Cardiac resynchroniztion therapy in heart failure: recent advances and new insights
Bhatia, V.; Bhatia, R.; Dhindsa, S. and Virk, A. (2003) Cardiac resynchroniztion therapy in heart failure: recent advances and new insights. Indian Pacing and Electrophysiology Journal, 3 (3). pp. 129-142. ISSN 0972-6292
Full text available as:
Newer non-pharmacological therapies for heart failure are being evaluated for patients of congestive heart failure (CHF). Mechanical support with left ventricular assist devices and heart transplantation are reserved for the minority of patients who have severely decompensated heart failure1. Despite these therapeutic advances, it is generally accepted that current therapies do not adequately address the clinical need of patients with heart failure, and additional strategies are being developed. Cardiac resynchronization therapy (CRT) is a new modality that involves synchronization of ventricular contraction and has shown a lot of promise in managing symptomatic patients of CHF who are on optimal medical therapy and have interventricular conduction delay (IVCD).
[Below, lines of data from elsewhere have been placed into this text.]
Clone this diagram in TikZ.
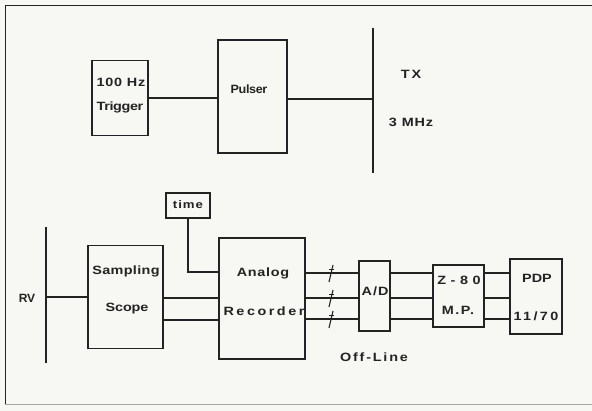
\documentclass[tikz,border=0pt]{standalone}
\usepackage{fontspec}
\setmainfont{Liberation Sans}
\newfontfamily\labfont{Liberation Sans}[BoldFont={Liberation Sans Bold}]
\newcommand\ls[3][1.2]{{\addfontfeatures{FakeStretch=#1,LetterSpace=#2}#3}}
\definecolor{ink}{RGB}{35,35,35}
\definecolor{paper}{RGB}{247,247,244}
\begin{document}
\begin{tikzpicture}[x=1pt,y=-1pt,
  box/.style={draw=ink,line width=1.4pt,inner sep=0pt,outer sep=0pt},
  lbl/.style={text=ink,inner sep=0pt,font=\labfont\bfseries\fontsize{12}{14}\selectfont},
  wire/.style={draw=ink,line width=1.4pt},
  bar/.style={draw=ink,line width=2pt},
  slashmark/.pic={\draw[ink,line width=1.1pt] (-2,9) -- (2,-8); \draw[ink,line width=1pt] (-2,-3) -- (3,-3);}
]
\fill[paper] (0,0) rectangle (592,411);
\useasboundingbox (0,0) rectangle (592,411);
% frame
\draw[ink,line width=0.9pt] (5,405) -- (5,5) -- (592,5);
\draw[black!35,line width=0.8pt] (5,404) -- (592,404);

% top row
\node[box,minimum width=56pt,minimum height=75pt] (trig) at (120,98) {};
\node[box,minimum width=69pt,minimum height=113pt] (pulser) at (252.5,96.5) {};
\coordinate (txtop) at (373,28);
\coordinate (txbot) at (373,173);
\draw[bar] (txtop) -- (txbot);
\draw[wire] (trig.east) -- (trig.east -| pulser.west);
\draw[wire] ([yshift=-2.5pt]pulser.east) -- ([yshift=-2.5pt]pulser.east -| txtop);

\node[lbl] (t100) at (121,82) {\ls{6}{100 Hz}};
\node[lbl] (ttrig) at (120,107) {\ls{-3}{Trigger}};
\node[lbl] (tpuls) at (249,89) {\ls[1.05]{-3}{Pulser}};
\node[lbl] (ttx) at (411,74) {\ls{15}{TX}};
\node[lbl] (tmhz) at (411,122) {\ls{7}{3 MHz}};

% bottom row
\coordinate (rvtop) at (46,227);
\coordinate (rvbot) at (46,363);
\draw[bar] (rvtop) -- (rvbot);
\node[box,minimum width=75pt,minimum height=103pt] (samp) at (125.5,297) {};
\node[box,minimum width=44pt,minimum height=25pt] (time) at (188,205.5) {};
\node[box,minimum width=86pt,minimum height=121pt] (ana) at (262,298.5) {};
\node[box,minimum width=31pt,minimum height=70pt] (ad) at (374.5,296) {};
\node[box,minimum width=51pt,minimum height=62pt] (z80) at (458.5,296) {};
\node[box,minimum width=52pt,minimum height=75pt] (pdp) at (536,296.5) {};

\draw[wire] (samp.west) -- (samp.west -| rvtop);
\draw[wire] (time.south) -- (time.south |- 0,272) -- (ana.west |- 0,272);
\foreach \yy in {298,320}{
  \draw[wire] (samp.east |- 0,\yy) -- (ana.west |- 0,\yy);
}
\foreach \yy in {273,298,319}{
  \draw[wire] (ana.east |- 0,\yy) -- (ad.west |- 0,\yy);
  \draw[wire] (ad.east |- 0,\yy) -- (z80.west |- 0,\yy);
  \draw[wire] (z80.east |- 0,\yy) -- (pdp.west |- 0,\yy);
  \pic at (331,\yy) {slashmark};
}

\node[lbl] (trv) at (27,298) {\ls[1]{0}{RV}};
\node[lbl] (tsamp) at (126,271) {\ls{3}{Sampling}};
\node[lbl] (tscope) at (127,309) {\ls{-1}{Scope}};
\node[lbl,font=\labfont\bfseries\fontsize{11}{13}\selectfont] (ttime) at (188,205) {\ls{9}{time}};
\node[lbl] (tanalog) at (263,273) {\ls{6}{Analog}};
\node[lbl] (trec) at (264,311) {\ls{21}{Recorder}};
\node[lbl] (tad) at (375,291) {\ls{9}{A/D}};
\node[lbl] (tz80) at (459,280) {\ls{38}{Z-80}};
\node[lbl] (tmp) at (458,310) {\ls{13}{M.P.}};
\node[lbl] (tpdp) at (537,278) {\ls{0}{PDP}};
\node[lbl] (t1170) at (536,316) {\ls{20}{11/70}};
\node[lbl] (toff) at (374,357) {\ls{15}{Off-Line}};
\end{tikzpicture}
\end{document}
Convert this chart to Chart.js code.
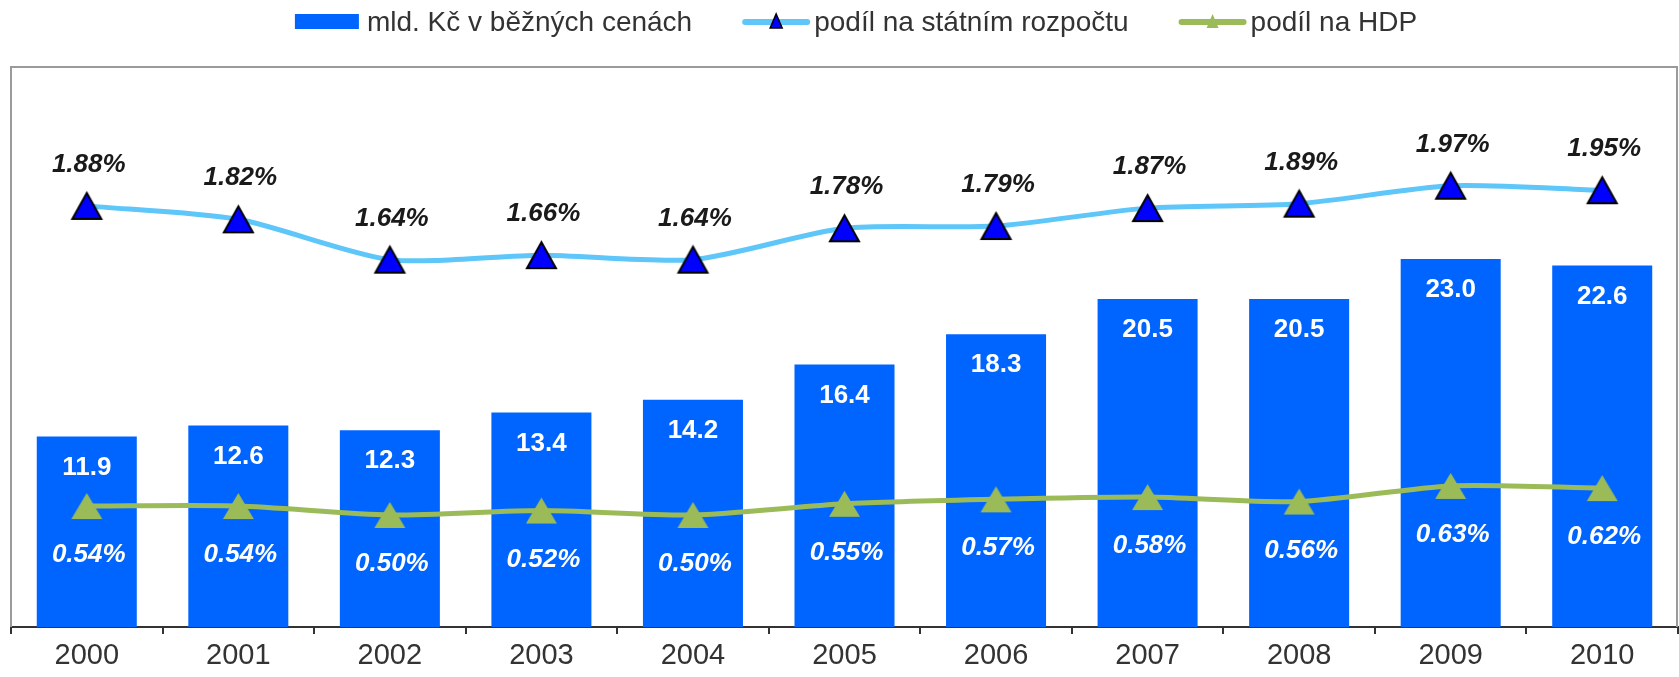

It has improved exercise tolerance and NYHA functional class in such patients in sinus rhythm and a recent meta-analysis has also shown mortality benefits in CHF. Recently benefits of CRT have also been observed in CHF patients who do not have wide QRS complexes on electrocardiogram (EKG). It has also been shown to benefit drug refractory angina in CHF. Recent studies have also focused on the combined use of CRT and implantable cardioverter defibrillator (ICD) and it has shown encouraging results. Our aim in this descriptive review is to define practice guidelines and to improve clinicians' knowledge of the available published clinical evidence, concentrating on few randomized controlled trials.